Hostage
- First edition (US)
- Author: Robert Crais
- Language: English
- Genre: Thriller
- Publisher: Doubleday (US) Orion Books (UK)
- Publication date: 2001
- Publication place: United States

= Hostage (novel) =

2001 thriller novel by Robert Crais

Hostage is a 2001 thriller novel by Robert Crais, set in fictional Bristo Bay, California, about a small town police chief haunted by a failed hostage situation, who must negotiate the same type of situation in his own town if he wants his own family to live.

==Plot==
Once a top-tier LAPD SWAT hostage negotiator, Jeff Talley resigns after a standoff ended in the deaths of a young boy and his mother. Seeking a life of quiet anonymity, he becomes the Chief of Police in Bristo Bay, a wealthy Los Angeles suburb with very little crime. His professional withdrawal has cost him his marriage; he is separated from his wife, Jane, and estranged from his daughter, Amanda.

Three local drifters, the impulsive Dennis, his younger brother Kevin, and the silent, detached Mars, rob a minimart. The robbery goes awry and the salesclerk is killed. In a panic, the trio flees into a nearby gated community and invades the "smart home" of Walter Smith. They take Smith and his two children, Jennifer and Thomas, hostage. Talley initially arrives at the scene as a first responder but quickly attempts to hand command over to the Ventura County Sheriff’s Department, desperate to avoid the psychological weight of a negotiation.

However, the stakes are far higher than a simple home invasion. Walter Smith is an accountant for a powerful West Coast crime syndicate led by Sonny Benza. In his home office, Smith has two encrypted zip disks (labeled "Marlon" and "Al") containing the financial records and laundering schemes of the entire organization. If the police process the house as a crime scene, the disks will be discovered, leading to the syndicate's destruction. To prevent this, Benza sends the syndicate’s envoy for Smith and "fixer," Glen Howell, to kidnap Talley’s wife and daughter. Howell, in disguise, kidnaps Talley and orders him to reassume command of the hostage crisis, stall the Sheriff’s tactical teams, and find a way to retrieve the disks from the Smith house. If he fails to deliver the disks by the end of the night, his family will be executed.

Talley is forced into a harrowing "triple-negotiation." He must manage the volatile hostage-takers inside the house, deceive the law enforcement officers outside who are suspicious of his erratic behavior, and satisfy the demands of the syndicate. Inside the house, the situation deteriorates as Mars descends into a psychopathic killing spree. Mars kills Dennis and Kevin when they attempt to surrender, then begins hunting the Smith children through the house’s labyrinthine crawlspaces. Talley uses his secret communication with young Thomas Smith, who is hiding in the vents, to locate the disks while simultaneously trying to talk Mars down.
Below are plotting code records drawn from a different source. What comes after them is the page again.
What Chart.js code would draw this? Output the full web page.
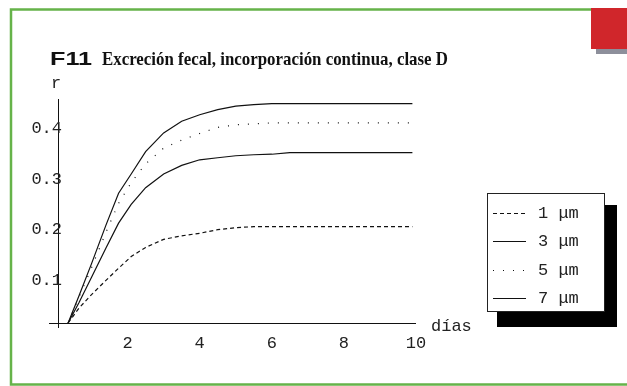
<!DOCTYPE html>
<html><head><meta charset="utf-8">
<script src="https://cdn.jsdelivr.net/npm/chart.js@4/dist/chart.umd.min.js"></script>
<style>html,body{margin:0;padding:0;background:#fff;overflow:hidden}#wrap{position:relative;width:627px;height:386px}</style>
</head><body><div id="wrap"><canvas id="c" width="627" height="386"></canvas></div>
<script>
const titleCode = "F11";
const titleText = "Excreción fecal, incorporación continua, clase D";
const xAxisTitle = "días";
const yAxisTitle = "r";
const days = [0.35, 0.65, 1.0, 1.4, 1.75, 2.1, 2.5, 3.0, 3.5, 4.0, 4.5, 5.0, 5.5, 6.0, 6.5, 7.0, 8.0, 9.0, 9.9];
const seriesLabels = ["1 μm", "3 μm", "5 μm", "7 μm"];
const r1um = [0.016, 0.045, 0.072, 0.100, 0.124, 0.147, 0.165, 0.181, 0.188, 0.193, 0.200, 0.204, 0.206, 0.206, 0.206, 0.206, 0.206, 0.206, 0.206];
const r3um = [0.016, 0.056, 0.106, 0.164, 0.213, 0.250, 0.283, 0.310, 0.327, 0.338, 0.342, 0.346, 0.348, 0.349, 0.352, 0.352, 0.352, 0.352, 0.352];
const r5um = [0.016, 0.066, 0.125, 0.195, 0.252, 0.293, 0.330, 0.361, 0.377, 0.390, 0.402, 0.407, 0.409, 0.411, 0.411, 0.411, 0.411, 0.411, 0.411];
const r7um = [0.016, 0.069, 0.133, 0.209, 0.272, 0.310, 0.354, 0.391, 0.414, 0.427, 0.437, 0.444, 0.447, 0.449, 0.449, 0.449, 0.449, 0.449, 0.449];
const xTicks = [2, 4, 6, 8, 10];
const yTicks = [0.1, 0.2, 0.3, 0.4];

const seriesValues = [r1um, r3um, r5um, r7um];
const dashes = [[4, 3], [], [1, 9], []];
const toPoints = arr => arr.map((v, i) => ({x: days[i], y: v}));

const monoFont = '17px "Liberation Mono", "DejaVu Sans Mono", monospace';

const decorPlugin = {
  id: 'decor',
  beforeDraw(chart) {
    const ctx = chart.ctx;
    ctx.save();
    // frame
    ctx.fillStyle = '#ffffff';
    ctx.fillRect(0, 0, 627, 386);
    ctx.strokeStyle = '#66b34a';
    ctx.lineWidth = 2.5;
    ctx.beginPath();
    ctx.moveTo(640, 9.5); ctx.lineTo(11, 9.5); ctx.lineTo(11, 384.5); ctx.lineTo(640, 384.5);
    ctx.stroke();
    ctx.fillStyle = '#8d8f9b';
    ctx.fillRect(596, 49, 31, 5);
    ctx.fillStyle = '#d0262b';
    ctx.fillRect(591, 8, 36, 41);
    // title
    ctx.fillStyle = '#111';
    ctx.textBaseline = 'alphabetic';
    ctx.textAlign = 'left';
    ctx.font = 'bold 18px "Liberation Sans", Arial, sans-serif';
    const cw = ctx.measureText(titleCode).width;
    ctx.save();
    ctx.translate(50, 65);
    ctx.scale(42 / cw, 1);
    ctx.fillText(titleCode, 0, 0);
    ctx.restore();
    ctx.font = 'bold 19px "Liberation Serif", "Times New Roman", serif';
    const tw = ctx.measureText(titleText).width;
    ctx.save();
    ctx.translate(102, 65);
    ctx.scale(346 / tw, 1);
    ctx.fillText(titleText, 0, 0);
    ctx.restore();
    ctx.restore();
  },
  afterDraw(chart) {
    const ctx = chart.ctx;
    const xs = chart.scales.x, ys = chart.scales.y, a = chart.chartArea;
    ctx.save();
    // axes
    ctx.strokeStyle = '#111';
    ctx.lineWidth = 1;
    const ax = Math.round(xs.getPixelForValue(0.07)) + 0.5;
    const ay = Math.round(ys.getPixelForValue(0.0158)) + 0.5;
    ctx.beginPath();
    ctx.moveTo(a.left, ay); ctx.lineTo(a.right, ay);
    ctx.moveTo(ax, a.top); ctx.lineTo(ax, a.bottom);
    ctx.stroke();
    // tick labels
    ctx.fillStyle = '#222';
    ctx.font = monoFont;
    ctx.textBaseline = 'middle';
    ctx.textAlign = 'center';
    xTicks.forEach(t => ctx.fillText(String(t), xs.getPixelForValue(t), 343));
    ctx.textAlign = 'right';
    yTicks.forEach(t => ctx.fillText(t.toFixed(1), 62, ys.getPixelForValue(t)));
    ctx.textAlign = 'center';
    ctx.fillText(yAxisTitle, 56, 83);
    ctx.textAlign = 'left';
    ctx.fillText(xAxisTitle, 431, 326);
    // legend
    ctx.fillStyle = '#000';
    ctx.fillRect(497, 205, 120, 122);
    ctx.fillStyle = '#fff';
    ctx.fillRect(487, 193, 118, 119);
    ctx.strokeStyle = '#222';
    ctx.strokeRect(487.5, 193.5, 117, 118);
    chart.data.datasets.forEach((ds, i) => {
      const yy = Math.round(213 + i * 28.3) + 0.5;
      ctx.strokeStyle = ds.borderColor;
      ctx.lineWidth = ds.borderWidth;
      ctx.setLineDash(ds.borderDash || []);
      ctx.beginPath();
      ctx.moveTo(493, yy); ctx.lineTo(526, yy);
      ctx.stroke();
      ctx.setLineDash([]);
      ctx.fillStyle = '#222';
      ctx.font = monoFont;
      ctx.textBaseline = 'middle';
      ctx.textAlign = 'left';
      ctx.fillText(ds.label, 538, yy);
    });
    ctx.restore();
  }
};

new Chart(document.getElementById('c'), {
  type: 'line',
  data: {
    datasets: seriesLabels.map((lab, i) => ({
      label: lab,
      data: toPoints(seriesValues[i]),
      borderColor: '#111',
      borderWidth: 1.2,
      borderDash: dashes[i],
      pointRadius: 0,
      tension: 0,
      fill: false
    }))
  },
  options: {
    responsive: false,
    animation: false,
    devicePixelRatio: 1,
    layout: {padding: {left: 49, top: 99, right: 211, bottom: 58}},
    scales: {
      x: {type: 'linear', min: -0.18, max: 10, display: false},
      y: {type: 'linear', min: 0.006, max: 0.458, display: false}
    },
    plugins: {legend: {display: false}, tooltip: {enabled: false}, title: {display: false}}
  },
  plugins: [decorPlugin]
});
</script>
</body></html>
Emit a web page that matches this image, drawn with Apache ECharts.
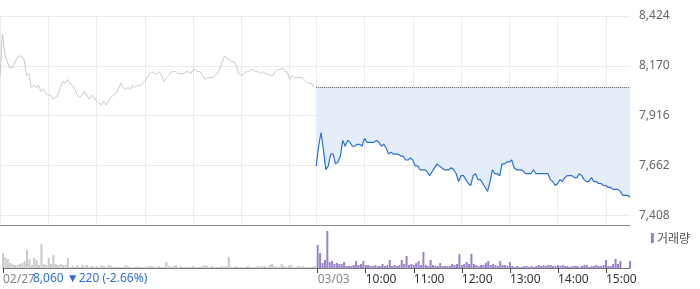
<!DOCTYPE html>
<html><head><meta charset="utf-8">
<script src="https://cdn.jsdelivr.net/npm/echarts@6/dist/echarts.min.js"></script>
<style>html,body{margin:0;padding:0;background:#fff}#c{width:700px;height:289px}</style>
</head><body><div id="c"></div>
<script>
// ---- data ----
const dayNames = ['02/27', '03/03'];
const stepMinutes = 3;            // one sample every 3 minutes, 09:00 .. 15:30
const prevClose = 8060;
const headerText = '8,060 ▼220 (-2.66%)';
const priceTicks = [7408, 7662, 7916, 8170, 8424];
const hourLabels = ['10:00', '11:00', '12:00', '13:00', '14:00', '15:00'];

const prices1 = [
8110,8330,8230,8190,8160,8160,8180,8210,8220,8220,
8200,8120,8130,8060,8070,8060,8070,8040,8050,8030,
8020,8020,8000,8010,8020,8060,8090,8080,8100,8080,
8070,8050,8020,8010,8020,8040,8020,8000,8020,8010,
7990,7980,7970,7990,7970,7990,8010,8020,8030,8050,
8080,8060,8050,8060,8050,8070,8060,8070,8070,8080,
8090,8110,8130,8140,8130,8130,8140,8120,8090,8110,
8120,8140,8140,8140,8130,8130,8130,8140,8140,8130,
8150,8150,8140,8140,8120,8100,8110,8110,8110,8120,
8130,8150,8190,8220,8210,8200,8190,8190,8170,8130,
8120,8130,8140,8140,8150,8150,8140,8140,8130,8140,
8130,8130,8120,8120,8140,8150,8150,8160,8140,8140,
8100,8120,8110,8110,8110,8110,8100,8090,8080,8080,
8060];
const prices2 = [
7660,7760,7830,7740,7640,7660,7720,7720,7670,7680,
7710,7790,7760,7790,7780,7760,7760,7770,7770,7760,
7800,7780,7780,7780,7780,7790,7780,7760,7770,7750,
7720,7730,7720,7720,7720,7710,7710,7690,7690,7700,
7690,7660,7660,7640,7640,7640,7630,7610,7630,7650,
7670,7660,7650,7640,7640,7640,7650,7640,7620,7580,
7610,7610,7590,7570,7560,7610,7620,7590,7590,7570,
7550,7530,7580,7640,7620,7620,7610,7670,7670,7680,
7680,7690,7650,7640,7640,7640,7630,7620,7620,7620,
7640,7620,7620,7620,7620,7620,7620,7590,7580,7560,
7570,7590,7580,7600,7610,7610,7610,7600,7600,7620,
7610,7590,7580,7580,7600,7580,7580,7570,7570,7560,
7560,7550,7550,7540,7540,7540,7530,7510,7510,7510,
7500];
// volume, thousand shares
const volumes1 = [
15,11,9,5,4,3,3,4,5,7,
18,9,3,10,8,3,24,4,3,10,
4,13,4,3,4,3,3,10,1,2,
1,3,1,3,2,3,1,2,1,2,
1,3,2,1,3,2,1,1,1,1,
1,3,2,1,1,1,2,1,1,1,
1,2,2,1,1,2,1,1,6,2,
1,2,3,1,2,1,1,1,1,2,
1,1,1,2,3,2,1,2,1,1,
1,2,1,2,11,1,1,2,1,1,
1,1,2,1,1,1,2,1,2,2,
1,3,4,2,1,1,4,2,1,2,
3,1,1,2,1,2,1,1,1,1,
2];
const volumes2 = [
23,15,5,8,37,6,7,4,5,4,
4,6,2,2,2,3,7,3,4,7,
3,3,2,2,3,2,2,4,2,3,
8,2,3,2,3,8,4,12,3,4,
3,5,7,3,16,3,2,8,3,2,
2,5,2,2,2,2,4,3,4,14,
3,4,6,4,14,4,3,2,3,3,
5,7,3,4,3,2,7,3,3,2,
6,2,1,2,1,1,2,2,1,2,
1,2,3,2,3,2,3,3,2,2,
3,2,3,2,2,1,2,2,2,1,
2,3,3,1,2,2,3,2,2,3,
8,2,2,4,9,4,7,0,0,0,
7];

// ---- build categories ----
const categories = [];
dayNames.forEach(d => {
  for (let m = 0; m <= 390; m += stepMinutes) {
    const t = 9 * 60 + m;
    const hh = String(Math.floor(t / 60)).padStart(2, '0');
    const mm = String(t % 60).padStart(2, '0');
    categories.push(d + ' ' + hh + ':' + mm);
  }
});
const perDay = prices1.length;
const n = categories.length;
const line1 = categories.map((c, i) => i < perDay ? prices1[i] : null);
const line2 = categories.map((c, i) => i >= perDay ? prices2[i - perDay] : null);
const vols = volumes1.concat(volumes2);

function timeOf(c) { return c.split(' ')[1]; }
function dateOf(c) { return c.split(' ')[0]; }
function isGridLine(i) {
  const c = categories[i]; const t = timeOf(c);
  return t === '09:00' || (t.endsWith(':00') && t !== '09:00' && t <= '15:00');
}
function labelOf(i) {
  const c = categories[i]; const t = timeOf(c);
  if (t === '09:00') return dateOf(c);
  if (dateOf(c) === dayNames[1] && hourLabels.indexOf(t) >= 0) return t;
  return null;
}

const chart = echarts.init(document.getElementById('c'), null, {renderer: 'canvas'});
const FONT = 'Noto Sans';
chart.setOption({
  animation: false,
  textStyle: {fontFamily: FONT},
  title: {
    text: headerText, left: 33, top: 273, padding: 0,
    textStyle: {fontSize: 12, fontWeight: 'normal', color: '#2f6ed8', fontFamily: FONT}
  },
  legend: {
    data: ['거래량'], right: 10, top: 232, icon: 'rect', itemWidth: 3, itemHeight: 10,
    itemGap: 0, padding: 0,
    textStyle: {fontSize: 12, color: '#555', fontFamily: 'Noto Sans CJK KR', padding: [0, 0, 0, -2]}
  },
  grid: [
    {left: 0, right: 70, top: 16, height: 209.5},
    {left: 0, right: 70, top: 227, height: 41}
  ],
  xAxis: [
    {
      type: 'category', gridIndex: 0, data: categories, boundaryGap: false,
      axisLine: {show: true, lineStyle: {color: '#888', width: 1}},
      axisTick: {show: false}, axisLabel: {show: false},
      splitLine: {show: true, interval: (i) => isGridLine(i), lineStyle: {color: '#ebebeb', width: 1}}
    },
    {
      type: 'category', gridIndex: 1, data: categories, boundaryGap: false,
      axisLine: {show: true, lineStyle: {color: '#777', width: 1}},
      axisTick: {show: true, interval: (i) => labelOf(i) !== null, length: 5, lineStyle: {color: '#444'}},
      axisLabel: {
        show: true, interval: (i) => labelOf(i) !== null,
        formatter: (v, i) => labelOf(i) || '',
        align: 'left', margin: 6, fontSize: 12, fontFamily: FONT,
        color: (v) => (timeOf(v) === '09:00' ? '#888' : '#333')
      },
      splitLine: {show: false}
    }
  ],
  yAxis: [
    {
      type: 'value', gridIndex: 0, position: 'right', min: 7356, max: 8424,
      axisLine: {show: false}, axisTick: {show: false, customValues: priceTicks},
      axisLabel: {
        customValues: priceTicks, margin: 9, fontSize: 12, color: '#666', fontFamily: FONT,
        formatter: (v) => v.toLocaleString('en-US')
      },
      splitLine: {show: true, lineStyle: {color: '#ebebeb', width: 1}}
    },
    {
      type: 'value', gridIndex: 1, min: 0, max: 41, show: false, splitLine: {show: false}
    }
  ],
  series: [
    {
      name: '02/27', type: 'line', xAxisIndex: 0, yAxisIndex: 0, data: line1,
      symbol: 'none', connectNulls: false, lineStyle: {color: '#c8c9cc', width: 1}, z: 3
    },
    {
      name: '03/03', type: 'line', xAxisIndex: 0, yAxisIndex: 0, data: line2,
      symbol: 'none', connectNulls: false, lineStyle: {color: '#2a6fdc', width: 1.2},
      areaStyle: {color: '#e5edf9', origin: prevClose, opacity: 1}, z: 4,
      markLine: {
        silent: true, symbol: 'none', label: {show: false},
        lineStyle: {color: '#555', type: 'dotted', width: 1},
        data: [[{coord: [categories[perDay], prevClose]}, {coord: [categories[n - 1], prevClose]}]]
      }
    },
    {
      name: '거래량', type: 'bar', xAxisIndex: 1, yAxisIndex: 1, data: vols,
      barWidth: 2, itemStyle: {color: (p) => p.dataIndex < perDay ? '#c8c9cc' : '#9a82c6'},
      color: '#9a82c6'
    }
  ]
});
</script></body></html>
Mars sets the house on fire with Molotov cocktails, intending to take Jennifer and Thomas with him in a murder-suicide. Talley breaches the house under the cover of the smoke and chaos. He confronts Mars, eventually managing to save Jennifer and Thomas and retrieve the disks. However, Walter Smith is severely wounded in the process. With the disks in hand, Talley proceeds to the final exchange at a remote motel, the "Desert Rose." He meets Howell, whom Talley has nicknamed "the Watchman" due to his gold Rolex, and his team of professional hitmen. Talley is exhausted and outgunned, but he returns to his roots as a negotiator, realizing that the syndicate’s professionals only value the disks, not Howell’s leadership.

Talley presents the disks but reveals his final play: he tells the hitmen that he has already contacted the real FBI and that the disks he is holding are decoys. If he doesn't check in, the real evidence will be released. Marion Clewes, the lead hitman, realizes Howell has allowed the situation to become too public and messy. Following the syndicate's cold logic, Marion executes Howell on the spot. Marion allows Talley to take his wife and daughter, and leaves. Soon after, Benza himself is killed while trying to flee the country in retaliation for the fallout on the syndicate. The story concludes with Walter Smith and his family in the witness protection program and Talley reunited with his wife, explaining his traumatic memory of the boy's death and finally moving on from his troubled past.

==Adaptations==
The novel was adapted to the 2005 thriller film Hostage with Bruce Willis and director Florent Emilio Siri by screenwriter Doug Richardson.